A BBC piece about the fallibility of a bank's voice recognition system annoyed me this evening, with its insinuation that the bank is not just insecure but incompetent.
The twin journalists are either being economical with the truth in order to make a lame story more sensational, or are genuinely naive and unaware of the realities of ANY user authentication system. This is basic security stuff: authentication systems must strike a balance between false negatives and false positives. In any real-world implementation, there are bound to be errors in both directions, so the system needs to be fine-tuned to find the sweet spot between the two which depends, in part, on whether the outcome of false negatives is better or worse than for false positives. It also depends on the technology, the costs, and the presence of various other, compensating controls which the journalists don't go into - little things such anti-fraud systems coupled with the threat of fraudsters being prosecuted, and the access controls that lead on from authentication.

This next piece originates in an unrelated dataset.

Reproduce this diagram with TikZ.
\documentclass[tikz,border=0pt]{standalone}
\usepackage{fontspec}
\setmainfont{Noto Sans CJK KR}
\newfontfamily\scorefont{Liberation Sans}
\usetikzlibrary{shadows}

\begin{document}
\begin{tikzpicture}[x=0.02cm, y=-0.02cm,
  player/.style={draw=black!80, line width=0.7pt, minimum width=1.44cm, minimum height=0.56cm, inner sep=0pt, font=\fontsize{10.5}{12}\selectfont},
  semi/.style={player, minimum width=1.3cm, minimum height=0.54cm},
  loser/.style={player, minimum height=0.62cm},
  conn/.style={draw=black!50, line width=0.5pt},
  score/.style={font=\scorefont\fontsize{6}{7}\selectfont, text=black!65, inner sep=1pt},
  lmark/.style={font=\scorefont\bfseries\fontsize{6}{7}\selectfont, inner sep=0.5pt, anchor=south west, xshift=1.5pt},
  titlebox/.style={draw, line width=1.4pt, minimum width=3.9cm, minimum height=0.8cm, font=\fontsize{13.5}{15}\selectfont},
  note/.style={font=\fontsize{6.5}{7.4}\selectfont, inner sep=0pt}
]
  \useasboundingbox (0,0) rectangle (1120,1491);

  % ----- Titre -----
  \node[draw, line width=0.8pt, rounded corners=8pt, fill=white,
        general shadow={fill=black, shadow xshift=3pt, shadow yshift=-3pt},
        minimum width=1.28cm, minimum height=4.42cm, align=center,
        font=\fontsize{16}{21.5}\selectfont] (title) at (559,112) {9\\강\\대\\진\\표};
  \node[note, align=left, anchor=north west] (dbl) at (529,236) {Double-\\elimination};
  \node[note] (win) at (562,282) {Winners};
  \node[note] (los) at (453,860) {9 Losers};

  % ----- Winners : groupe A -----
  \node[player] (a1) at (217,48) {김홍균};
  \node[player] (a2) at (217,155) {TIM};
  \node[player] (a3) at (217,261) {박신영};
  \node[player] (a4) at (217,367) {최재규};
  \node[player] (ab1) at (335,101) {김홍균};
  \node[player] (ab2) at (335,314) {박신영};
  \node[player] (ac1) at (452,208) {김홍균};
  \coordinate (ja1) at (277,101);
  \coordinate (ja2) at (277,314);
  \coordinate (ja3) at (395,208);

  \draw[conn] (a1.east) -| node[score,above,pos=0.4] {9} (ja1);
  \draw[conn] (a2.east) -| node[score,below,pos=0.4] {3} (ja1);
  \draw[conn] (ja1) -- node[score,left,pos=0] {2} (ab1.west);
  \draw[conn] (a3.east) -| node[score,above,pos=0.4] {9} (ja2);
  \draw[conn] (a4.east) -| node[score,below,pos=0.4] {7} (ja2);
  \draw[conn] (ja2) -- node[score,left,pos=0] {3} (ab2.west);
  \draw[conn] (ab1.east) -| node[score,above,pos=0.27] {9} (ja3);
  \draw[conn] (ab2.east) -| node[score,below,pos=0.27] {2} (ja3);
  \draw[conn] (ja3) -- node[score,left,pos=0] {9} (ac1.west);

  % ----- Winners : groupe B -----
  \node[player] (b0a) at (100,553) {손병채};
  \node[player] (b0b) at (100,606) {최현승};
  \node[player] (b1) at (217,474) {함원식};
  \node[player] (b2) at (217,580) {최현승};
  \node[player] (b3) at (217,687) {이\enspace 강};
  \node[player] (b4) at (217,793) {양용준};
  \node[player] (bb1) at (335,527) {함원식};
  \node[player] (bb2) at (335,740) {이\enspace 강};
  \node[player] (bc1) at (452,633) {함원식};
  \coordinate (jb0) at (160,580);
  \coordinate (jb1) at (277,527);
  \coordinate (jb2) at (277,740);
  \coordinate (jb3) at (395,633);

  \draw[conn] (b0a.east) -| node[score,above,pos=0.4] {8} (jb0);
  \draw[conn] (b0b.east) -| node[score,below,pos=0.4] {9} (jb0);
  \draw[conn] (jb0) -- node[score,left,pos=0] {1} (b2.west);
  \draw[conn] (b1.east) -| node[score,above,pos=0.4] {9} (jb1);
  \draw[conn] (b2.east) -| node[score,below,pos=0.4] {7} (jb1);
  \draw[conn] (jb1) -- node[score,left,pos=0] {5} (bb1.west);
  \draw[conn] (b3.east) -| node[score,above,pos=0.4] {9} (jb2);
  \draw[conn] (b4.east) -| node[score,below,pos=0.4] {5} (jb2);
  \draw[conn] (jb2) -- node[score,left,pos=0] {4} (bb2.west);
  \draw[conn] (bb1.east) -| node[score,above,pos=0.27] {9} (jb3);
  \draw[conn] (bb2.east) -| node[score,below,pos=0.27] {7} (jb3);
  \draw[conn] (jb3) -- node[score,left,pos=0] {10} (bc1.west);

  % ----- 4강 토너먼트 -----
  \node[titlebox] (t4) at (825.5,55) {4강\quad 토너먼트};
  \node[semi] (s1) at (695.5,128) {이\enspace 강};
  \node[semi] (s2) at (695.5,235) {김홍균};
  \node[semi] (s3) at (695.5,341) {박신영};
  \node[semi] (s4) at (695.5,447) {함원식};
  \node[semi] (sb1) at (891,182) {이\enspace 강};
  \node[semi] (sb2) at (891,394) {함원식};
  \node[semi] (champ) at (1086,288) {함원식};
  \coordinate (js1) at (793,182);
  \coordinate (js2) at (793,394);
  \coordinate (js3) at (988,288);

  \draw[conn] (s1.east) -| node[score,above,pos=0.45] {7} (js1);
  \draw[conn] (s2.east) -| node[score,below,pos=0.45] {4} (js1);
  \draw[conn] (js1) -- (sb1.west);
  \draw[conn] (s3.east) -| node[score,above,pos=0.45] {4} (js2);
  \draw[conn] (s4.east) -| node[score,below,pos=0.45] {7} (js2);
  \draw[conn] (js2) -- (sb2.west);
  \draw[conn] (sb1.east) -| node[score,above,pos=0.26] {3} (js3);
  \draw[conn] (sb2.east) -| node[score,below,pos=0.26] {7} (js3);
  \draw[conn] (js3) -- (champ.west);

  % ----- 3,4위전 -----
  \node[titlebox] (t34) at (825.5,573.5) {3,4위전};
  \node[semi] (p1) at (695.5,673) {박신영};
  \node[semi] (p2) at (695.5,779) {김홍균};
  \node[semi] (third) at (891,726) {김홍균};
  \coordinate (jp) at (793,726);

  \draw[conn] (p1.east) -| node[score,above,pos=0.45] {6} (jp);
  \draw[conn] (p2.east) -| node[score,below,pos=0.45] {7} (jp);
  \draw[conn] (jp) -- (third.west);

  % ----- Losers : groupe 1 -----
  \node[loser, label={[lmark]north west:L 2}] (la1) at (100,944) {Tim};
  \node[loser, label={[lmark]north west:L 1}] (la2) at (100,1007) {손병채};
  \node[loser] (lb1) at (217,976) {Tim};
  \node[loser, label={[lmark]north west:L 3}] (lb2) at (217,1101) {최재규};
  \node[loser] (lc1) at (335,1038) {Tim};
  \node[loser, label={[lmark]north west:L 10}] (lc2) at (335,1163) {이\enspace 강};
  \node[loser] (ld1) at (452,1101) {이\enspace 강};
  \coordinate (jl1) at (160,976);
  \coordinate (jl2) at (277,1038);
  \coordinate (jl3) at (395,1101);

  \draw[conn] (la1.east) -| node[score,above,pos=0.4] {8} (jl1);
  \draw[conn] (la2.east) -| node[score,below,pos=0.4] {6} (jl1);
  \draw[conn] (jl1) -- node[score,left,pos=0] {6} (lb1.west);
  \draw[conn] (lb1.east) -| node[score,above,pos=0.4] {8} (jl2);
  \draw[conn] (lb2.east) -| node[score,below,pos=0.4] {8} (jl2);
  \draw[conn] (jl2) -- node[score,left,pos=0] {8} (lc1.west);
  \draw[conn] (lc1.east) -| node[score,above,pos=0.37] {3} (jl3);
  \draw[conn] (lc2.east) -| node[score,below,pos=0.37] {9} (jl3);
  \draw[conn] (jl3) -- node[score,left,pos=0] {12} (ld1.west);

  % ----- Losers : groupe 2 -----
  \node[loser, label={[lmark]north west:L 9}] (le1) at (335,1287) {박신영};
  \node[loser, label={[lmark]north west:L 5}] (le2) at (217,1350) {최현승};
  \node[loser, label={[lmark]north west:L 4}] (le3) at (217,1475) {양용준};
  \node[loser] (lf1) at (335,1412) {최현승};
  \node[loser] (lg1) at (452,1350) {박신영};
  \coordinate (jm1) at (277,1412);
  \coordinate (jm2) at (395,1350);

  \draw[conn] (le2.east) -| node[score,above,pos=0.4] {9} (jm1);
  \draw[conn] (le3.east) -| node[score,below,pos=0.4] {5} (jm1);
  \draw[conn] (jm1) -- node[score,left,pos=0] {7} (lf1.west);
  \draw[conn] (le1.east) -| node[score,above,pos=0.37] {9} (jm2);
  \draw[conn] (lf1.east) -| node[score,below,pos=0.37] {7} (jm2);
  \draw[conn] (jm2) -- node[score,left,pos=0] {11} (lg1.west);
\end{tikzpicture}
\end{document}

Authentication errors or failures are just one of many classes of risks to a bank. The implication that the bank is hopelessly incompetent is, frankly, insulting to the professionals concerned. Does it not occur to the journalists that it's the bank's business since, to a large extent, they carry the costs of fraud, plus the control costs, plus having to deal with the customer aggravation that stronger controls typically cause?
There is no recognition for the technical capability: voice recognition may not be cutting-edge but it is advanced technology, particularly given the crappy audio quality of most phone networks. Now there's an issue worth reporting on!
Trotting out a few carefully selected, doubtless out-of-context and incomplete statements from security experts doesn't help matters either. I bet they are seething too.
This is cheap journalism, well below the standard I've come to expect from Auntie. It's not fake news, but the thin end of the same wedge.